Transcribe each line of the material as it is, and drop any picture.

[start SUPPLIED DATA]

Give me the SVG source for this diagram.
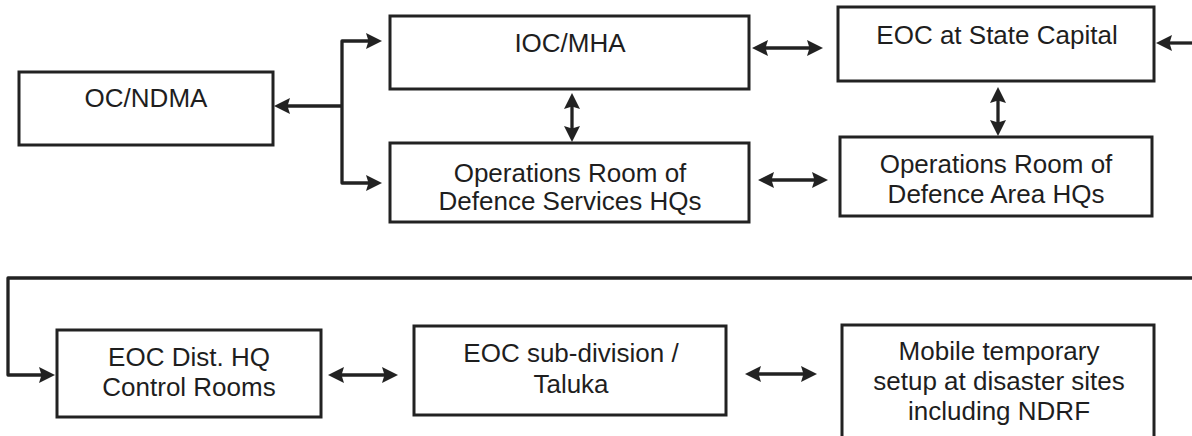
<svg xmlns="http://www.w3.org/2000/svg" width="1192" height="436" viewBox="0 0 1192 436">
<style>
.box{fill:#fff;stroke:#222;stroke-width:3}
.lbl{font-family:"Liberation Sans",Arial,sans-serif;font-size:26px;fill:#1e1e1e;text-anchor:middle}
.con{fill:none;stroke:#222;stroke-width:3.3;stroke-linejoin:round}
.arr{marker-end:url(#ah)}
.dbl{marker-start:url(#ah);marker-end:url(#ah)}
</style>
<defs>
<marker id="ah" markerUnits="userSpaceOnUse" markerWidth="17" markerHeight="17" refX="12" refY="8" orient="auto-start-reverse">
<path d="M0,0 L16,8 L0,16 L2.5,8 z" fill="#222"/>
</marker>
</defs>
<rect width="1192" height="436" fill="#fff"/>
<g id="connectors">
<path class="con" d="M342,106 H278" marker-end="url(#ah)"/>
<path class="con dbl" d="M378,41 H342 V183 H378"/>
<path class="con dbl" d="M756,48 H819"/>
<path class="con dbl" d="M572,97 V138"/>
<path class="con dbl" d="M762,180 H824"/>
<path class="con dbl" d="M998,91 V132"/>
<path class="con arr" d="M1192,43 H1160"/>
<path class="con arr" d="M1192,278 H8 V375 H51"/>
<path class="con dbl" d="M332,375 H394"/>
<path class="con dbl" d="M749,374 H813"/>
</g>
<g id="oc-ndma">
<rect class="box" x="19" y="72" width="254" height="73"/>
<text class="lbl" x="146" y="107">OC/NDMA</text>
</g>
<g id="ioc-mha">
<rect class="box" x="390" y="16" width="359" height="73"/>
<text class="lbl" x="570" y="52">IOC/MHA</text>
</g>
<g id="eoc-state">
<rect class="box" x="838" y="7" width="316" height="74"/>
<text class="lbl" x="997" y="44">EOC at State Capital</text>
</g>
<g id="ops-services">
<rect class="box" x="390" y="143" width="359" height="79"/>
<text class="lbl" x="570" y="182">Operations Room of</text>
<text class="lbl" x="570" y="210">Defence Services HQs</text>
</g>
<g id="ops-area">
<rect class="box" x="840" y="137" width="312" height="79"/>
<text class="lbl" x="996" y="173">Operations Room of</text>
<text class="lbl" x="996" y="203">Defence Area HQs</text>
</g>
<g id="eoc-dist">
<rect class="box" x="57" y="330" width="264" height="87"/>
<text class="lbl" x="189" y="366">EOC Dist. HQ</text>
<text class="lbl" x="189" y="396">Control Rooms</text>
</g>
<g id="eoc-sub">
<rect class="box" x="414" y="326" width="312" height="89"/>
<text class="lbl" x="571" y="362">EOC sub-division /</text>
<text class="lbl" x="571" y="393">Taluka</text>
</g>
<g id="mobile">
<rect class="box" x="842" y="325" width="312" height="130"/>
<text class="lbl" x="999" y="360">Mobile temporary</text>
<text class="lbl" x="999" y="390">setup at disaster sites</text>
<text class="lbl" x="999" y="420">including NDRF</text>
</g>
</svg>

[end SUPPLIED DATA]

» FINAL ANSWER
Give me the SVG source for this diagram.
<svg xmlns="http://www.w3.org/2000/svg" width="1192" height="436" viewBox="0 0 1192 436">
<style>
.box{fill:#fff;stroke:#222;stroke-width:3}
.lbl{font-family:"Liberation Sans",Arial,sans-serif;font-size:26px;fill:#1e1e1e;text-anchor:middle}
.con{fill:none;stroke:#222;stroke-width:3.3;stroke-linejoin:round}
.arr{marker-end:url(#ah)}
.dbl{marker-start:url(#ah);marker-end:url(#ah)}
</style>
<defs>
<marker id="ah" markerUnits="userSpaceOnUse" markerWidth="17" markerHeight="17" refX="12" refY="8" orient="auto-start-reverse">
<path d="M0,0 L16,8 L0,16 L2.5,8 z" fill="#222"/>
</marker>
</defs>
<rect width="1192" height="436" fill="#fff"/>
<g id="connectors">
<path class="con" d="M342,106 H278" marker-end="url(#ah)"/>
<path class="con dbl" d="M378,41 H342 V183 H378"/>
<path class="con dbl" d="M756,48 H819"/>
<path class="con dbl" d="M572,97 V138"/>
<path class="con dbl" d="M762,180 H824"/>
<path class="con dbl" d="M998,91 V132"/>
<path class="con arr" d="M1192,43 H1160"/>
<path class="con arr" d="M1192,278 H8 V375 H51"/>
<path class="con dbl" d="M332,375 H394"/>
<path class="con dbl" d="M749,374 H813"/>
</g>
<g id="oc-ndma">
<rect class="box" x="19" y="72" width="254" height="73"/>
<text class="lbl" x="146" y="107">OC/NDMA</text>
</g>
<g id="ioc-mha">
<rect class="box" x="390" y="16" width="359" height="73"/>
<text class="lbl" x="570" y="52">IOC/MHA</text>
</g>
<g id="eoc-state">
<rect class="box" x="838" y="7" width="316" height="74"/>
<text class="lbl" x="997" y="44">EOC at State Capital</text>
</g>
<g id="ops-services">
<rect class="box" x="390" y="143" width="359" height="79"/>
<text class="lbl" x="570" y="182">Operations Room of</text>
<text class="lbl" x="570" y="210">Defence Services HQs</text>
</g>
<g id="ops-area">
<rect class="box" x="840" y="137" width="312" height="79"/>
<text class="lbl" x="996" y="173">Operations Room of</text>
<text class="lbl" x="996" y="203">Defence Area HQs</text>
</g>
<g id="eoc-dist">
<rect class="box" x="57" y="330" width="264" height="87"/>
<text class="lbl" x="189" y="366">EOC Dist. HQ</text>
<text class="lbl" x="189" y="396">Control Rooms</text>
</g>
<g id="eoc-sub">
<rect class="box" x="414" y="326" width="312" height="89"/>
<text class="lbl" x="571" y="362">EOC sub-division /</text>
<text class="lbl" x="571" y="393">Taluka</text>
</g>
<g id="mobile">
<rect class="box" x="842" y="325" width="312" height="130"/>
<text class="lbl" x="999" y="360">Mobile temporary</text>
<text class="lbl" x="999" y="390">setup at disaster sites</text>
<text class="lbl" x="999" y="420">including NDRF</text>
</g>
</svg>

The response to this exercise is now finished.